A conversation about the HIV/AIDS epidemic can be an extension of the dialogue on Black identity that evolved as an “unintentional good consequence” of the protests over policing in the Black community, explained Mckesson, and activists should use social media as a tool to spark those conversations.
“There’s this interesting space in social media that allows us to build community differently,” said Mckesson. “It wasn’t until there was this unrest in Ferguson that people started talking” over social media about police violence in their own communities.
Mckesson said that one of the ways that activists can combat stigma is by normalizing the fact that people have a range of experiences. They should also look for platforms to share their own stories.
“The failure of the media is the reason why we got a lot of exposure,” said Mckesson. “CNN wasn’t telling our story in the beginning, so we had to tell it,” said Mckesson.
Mckesson recounted an episode during a street protest in St. Louis after Vonderrit Myers, a Black teenager, was shot and killed by an off-duty police officer in October 2014. Witnesses to the shooting said that Myers was only carrying a sandwich, while police reported that they found a 9mm Ruger and shell casings at the scene.
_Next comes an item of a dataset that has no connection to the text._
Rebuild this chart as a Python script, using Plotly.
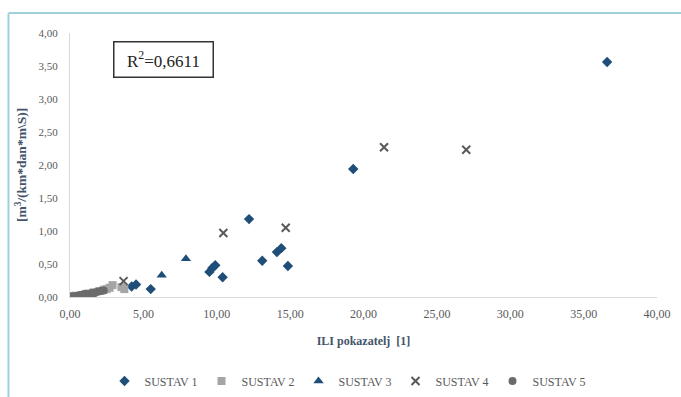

During a chaotic standoff, one of the protesters yelled, “you faggot!” at the menacing line of police. When one of his fellow protesters admonished him over the homophobic slur, he apologized.
“There was this really small moment in the movement space where people were there confronting homophobia,” said Mckesson. “Those two people never would have been in any space together before where they could have had that exchange and to see that on one of the wildest nights in St. Louis City is something that I will never forget.”
Mckesson said that he didn’t think it was intentional, but suddenly the complexities of Black identity were drafted into the conversation surrounding the Black Lives Matter Movement.
“In St. Louis, it was about homophobia. In other cities, it was about transgender identity and I think there’s an opportunity for the conversation about HIV/AIDS to be an extension of that,” said Mckesson. “All of a sudden people were talking about all of these things in Blackness that people weren’t talking about before.”
Although disparities in education, poverty and health care are all important, Mckesson acknowledged that those issues didn’t get people in the streets and keep people in the streets the way that police violence did.
“I only know movement work from what I’ve read,” said Mckesson. “I can look at the Civil Rights Movement, but I don’t know what it felt like to win in that moment.”
Mckesson said that from a strategic standpoint policing can be a place to get wins and have people experience wins before expanding to other issues, instead of expanding and having cool conversations, but not getting any wins.
Mckesson continued: “The protesters need to ask for something and get that so people can see that and then go do it, and policing is the way to do that.”